At some point in my adolescence, I sat my parents down in the living room to berate them for not loving me. I don’t remember exactly what I presented as evidence, but I suspect that, among other things, I accused them of being inadequate in their expression of affection, both verbally and physically, how incapable they were of meaningful conversation, how they didn’t “get” me and failed to meet my needs. I brought them to tears. Rather immediately, I appreciated how utterly confounded and deeply hurt they were. For, in fact, there was no one more important in their lives than I. Everything they did they did for me: my father’s three jobs, the house, food, clothing, an education, more and more and more, everything, always, was unearned, unbidden, unbounded love for me. In words that echoed the prodigal father, they said, “Everything we have is yours. How could you possibly think we don’t love you?” But I missed it. I didn’t get it.
In the popular book, The 5 Love Languages, author and pastor, Gary Chapman, explores how we express and receive love in ways that both we and the other find meaningful. Chapman’s five primary modes or “languages” are: words of affirmation, quality time, receiving gifts, acts of service, and physical touch.

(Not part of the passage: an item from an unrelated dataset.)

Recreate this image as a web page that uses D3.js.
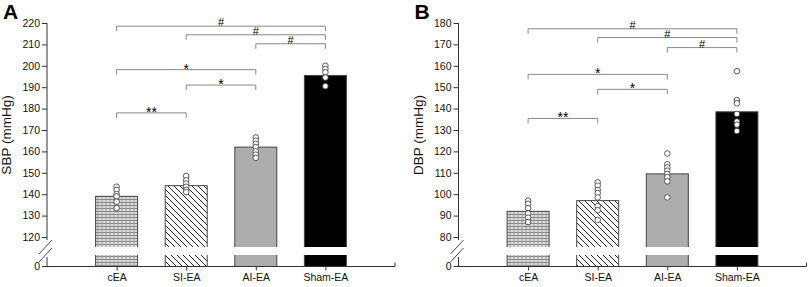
<!DOCTYPE html>
<html lang="en">
<head>
  <meta charset="UTF-8">
  <title>SBP / DBP bar chart</title>
  <script src="https://cdn.jsdelivr.net/npm/d3@7"></script>
  <style>
    body { margin: 0; background: #fff; }
    svg { display: block; font-family: "Liberation Sans", Arial, sans-serif; }
  </style>
</head>
<body>
<svg></svg>
<script>
  const width = 810, height = 287

  const categories = ['cEA', 'SI-EA', 'AI-EA', 'Sham-EA']

  // panel A – systolic
  const sbpMeans = [139, 144, 162, 195.5]
  const sbpDots = [
    [143.5, 142, 140, 139, 136.5, 133.5],
    [148.5, 146.5, 145, 143.5, 142, 141],
    [166.5, 165, 163.5, 162, 160, 158.5, 157],
    [200, 198.5, 197, 194.5, 190.5]
  ]
  const sbpTicks = [120, 130, 140, 150, 160, 170, 180, 190, 200, 210, 220]
  const sbpBrackets = [
    [0, 3, 218.5, '#'], [1, 3, 214.5, '#'], [2, 3, 210.3, '#'],
    [0, 2, 198.2, '*'], [1, 2, 191, '*'], [0, 1, 178, '**']
  ]

  // panel B – diastolic
  const dbpMeans = [92, 97, 109.5, 138.5]
  const dbpDots = [
    [97, 95.5, 93.5, 91, 89, 87],
    [105.5, 104, 102, 100.5, 98.5, 94.5, 92.5, 88],
    [119, 114, 112.5, 111, 109.5, 108, 106, 98.5],
    [157.5, 144, 142.5, 137.5, 134, 132.5, 129.5]
  ]
  const dbpTicks = [80, 90, 100, 110, 120, 130, 140, 150, 160, 170, 180]
  const dbpBrackets = [
    [0, 3, 177.3, '#'], [1, 3, 173.2, '#'], [2, 3, 168.5, '#'],
    [0, 2, 156, '*'], [1, 2, 149, '*'], [0, 1, 135.4, '**']
  ]

  const svg = d3.select('svg')
      .attr('width', width)
      .attr('height', height)
      .attr('viewBox', [0, 0, width, height])

  const defs = svg.append('defs')

  // fine zigzag mesh for cEA
  const zig = defs.append('pattern')
      .attr('id', 'zigzag')
      .attr('patternUnits', 'userSpaceOnUse')
      .attr('width', 4).attr('height', 3)
  zig.append('rect').attr('width', 4).attr('height', 3).attr('fill', '#fff')
  zig.append('path')
      .attr('d', 'M0,0.5 L2,2.5 L4,0.5 M0,2.5 L2,0.5 L4,2.5')
      .attr('fill', 'none').attr('stroke', '#333').attr('stroke-width', 0.7)

  // diagonal hatch for SI-EA
  const hatch = defs.append('pattern')
      .attr('id', 'hatch')
      .attr('patternUnits', 'userSpaceOnUse')
      .attr('width', 6).attr('height', 6)
  hatch.append('rect').attr('width', 6).attr('height', 6).attr('fill', '#fff')
  hatch.append('path')
      .attr('d', 'M0,0 L6,6 M-1,5 L1,7 M5,-1 L7,1')
      .attr('stroke', '#222').attr('stroke-width', 1)

  const fills = ['url(#zigzag)', 'url(#hatch)', '#adadad', '#000']

  function drawPanel({letter, label, means, dots, ticks, brackets, left, right}) {
    const top = 23, breakTop = 247, breakBottom = 255, base = 266.5

    const x = d3.scalePoint()
        .domain(categories)
        .range([left, right])
        .padding(1)

    const y = d3.scaleLinear()
        .domain([ticks[0], ticks[ticks.length - 1]])
        .range([237, top])

    const g = svg.append('g')

    // bars go down to the zero line, then get cut by the break
    g.selectAll('.bar')
        .data(means)
        .join('rect')
        .attr('x', (d, i) => x(categories[i]) - 21)
        .attr('width', 42)
        .attr('y', d => y(d))
        .attr('height', d => base - y(d))
        .attr('fill', (d, i) => fills[i])
        .attr('stroke', '#444')
        .attr('stroke-width', 1)

    g.append('rect')
        .attr('x', left + 2)
        .attr('width', right - left - 2)
        .attr('y', breakTop)
        .attr('height', breakBottom - breakTop)
        .attr('fill', '#fff')

    // individual animals
    dots.forEach((vals, i) => {
      g.selectAll(null)
          .data(vals)
          .join('circle')
          .attr('cx', x(categories[i]))
          .attr('cy', d => y(d))
          .attr('r', 2.8)
          .attr('fill', '#fff')
          .attr('stroke', '#333')
          .attr('stroke-width', 0.8)
    })

    // y axis (upper part)
    const yAxis = g.append('g')
        .attr('transform', `translate(${left},0)`)
        .call(d3.axisLeft(y).tickValues(ticks).tickSize(5).tickSizeOuter(0).tickPadding(2))
    yAxis.select('.domain').attr('d', `M0,${top}V${y(ticks[0]) + 3}`)
    yAxis.selectAll('line, .domain').attr('stroke', '#333')
    yAxis.selectAll('text').attr('font-size', 10.5).attr('fill', '#111')
        .attr('font-family', '"Liberation Sans", Arial, sans-serif')

    // lower stub with the 0 tick
    g.append('path')
        .attr('d', `M${left},257V${base}M${left - 5},${base}H${left}`)
        .attr('stroke', '#333').attr('fill', 'none')
    g.append('text')
        .attr('x', left - 7).attr('y', base)
        .attr('dy', '0.32em')
        .attr('text-anchor', 'end')
        .attr('font-size', 10.5).attr('fill', '#111')
        .text(0)

    // break marks
    g.append('path')
        .attr('d', `M${left - 8},${254}L${left + 5},${240}M${left - 8},${262}L${left + 5},${248}`)
        .attr('stroke', '#333').attr('stroke-width', 0.9)

    // x axis
    const xAxis = g.append('g')
        .attr('transform', `translate(0,${base})`)
        .call(d3.axisBottom(x).tickSize(4).tickSizeOuter(0).tickPadding(3))
    xAxis.select('.domain').attr('d', `M${left},0H${right}V-4`)
    xAxis.selectAll('line, .domain').attr('stroke', '#333')
    xAxis.selectAll('text').attr('font-size', 10.5).attr('fill', '#111')
        .attr('font-family', '"Liberation Sans", Arial, sans-serif')

    // significance brackets
    brackets.forEach(([a, b, v, mark]) => {
      const x1 = x(categories[a]), x2 = x(categories[b]), yy = y(v)
      g.append('path')
          .attr('d', `M${x1},${yy + 5}V${yy}H${x2}V${yy + 5}`)
          .attr('fill', 'none')
          .attr('stroke', '#888')
          .attr('stroke-width', 1)
      g.append('text')
          .attr('x', (x1 + x2) / 2)
          .attr('y', mark === '#' ? yy : yy + 4)
          .attr('text-anchor', 'middle')
          .attr('font-size', mark === '#' ? 11 : 14)
          .attr('fill', '#000')
          .text(mark)
    })

    // y label
    g.append('text')
        .attr('transform', `translate(${left - 36},${(top + breakTop) / 2}) rotate(-90)`)
        .attr('text-anchor', 'middle')
        .attr('font-size', 13.5)
        .attr('fill', '#111')
        .text(label)

    // panel letter
    g.append('text')
        .attr('x', left - 44)
        .attr('y', 18.5)
        .attr('font-size', 21)
        .attr('font-weight', 'bold')
        .attr('fill', '#000')
        .text(letter)
  }

  drawPanel({letter: 'A', label: 'SBP (mmHg)', means: sbpMeans, dots: sbpDots,
    ticks: sbpTicks, brackets: sbpBrackets, left: 47, right: 395})
  drawPanel({letter: 'B', label: 'DBP (mmHg)', means: dbpMeans, dots: dbpDots,
    ticks: dbpTicks, brackets: dbpBrackets, left: 458.5, right: 806.5})
</script>
</body>
</html>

God’s “love language” is expressed succinctly in arguably the most well-known bible verse, John 3:16. “For God so loved the world that he gave his only Son.” God became incarnate in Jesus to be with us, to live with us, walk with us, touch us, embrace us, hold us—all of it, as St. Paul says today, a grace, a kindness, a gift. But sadly, we miss it, we don’t get it. When it comes to being beloved by God, we, many of us, are forever skeptical adolescents.
This season of renewal calls us to claim and reclaim our primal identity as beloved daughters and sons, to choose the truth of who we really are, to appreciate the language of God’s love in the incarnation, the crucifixion, and the resurrection. Everything God has is ours: unearned, unbidden, unbounded.
***
En algún momento de mi juventud, senté a mis padres en la sala para regañarlos por no amarme. No recuerdo exactamente lo que presenté como evidencia, pero sospecho que, entre otras cosas, los acusé de no demostrarme su afecto y su cariño, tanto verbal como físicamente, y de lo incapaces que eran de mantener una conversación significativa conmigo. Los hice llorar. De inmediato, me di cuenta de lo profundamente confundidos y heridos que estaban. Porque, de hecho, no había nadie más importante en sus vidas que yo. Todo lo que hacían, lo hacían por mí: los tres trabajos de mi padre, la casa, la comida, el vestido, la educación, cada vez más, todo, siempre, era un amor inmerecido, no solicitado, ilimitado para mí. Con palabras que se hicieron eco del padre pródigo, dijeron: “Todo lo que tenemos es tuyo. ¿Cómo es posible que pienses que no te amamos?” Pero me lo perdí. No lo entendí.
En el libro, Los 5 lenguajes del amor, el autor y pastor, Gary Chapman, explora cómo expresamos y recibimos amor de maneras que tanto nosotros como el otro encontramos significativas. Los cinco modos o “lenguajes” principales del autor son: palabras de afirmación, tiempo de calidad, recibir regalos, actos de servicio y contacto físico.
El “lenguaje del amor” de Dios se expresa brevemente en el versículo bíblico más conocido, Juan 3:16: “Porque tanto amó Dios al mundo, que le entregó a su Hijo único.” Dios se encarnó en Jesús para estar con nosotros, para vivir con nosotros, para caminar con nosotros, para tocarnos, para abrazarnos, todo ello, como dice San Pablo hoy, una gracia, una bondad, un don. Pero, lamentablemente, lo perdimos, no lo entendemos. Cuando se trata de ser amados por Dios, muchos de nosotros somos adolescentes escépticos para siempre.
Esta temporada de renovación nos llama a reclamar nuestra identidad primordial como hijas e hijos amados, a elegir la verdad de quiénes somos realmente, a apreciar el lenguaje del amor de Dios en la encarnación, la crucifixión y la resurrección. Todo lo que Dios tiene es nuestro: inmerecido, no solicitado, ilimitado.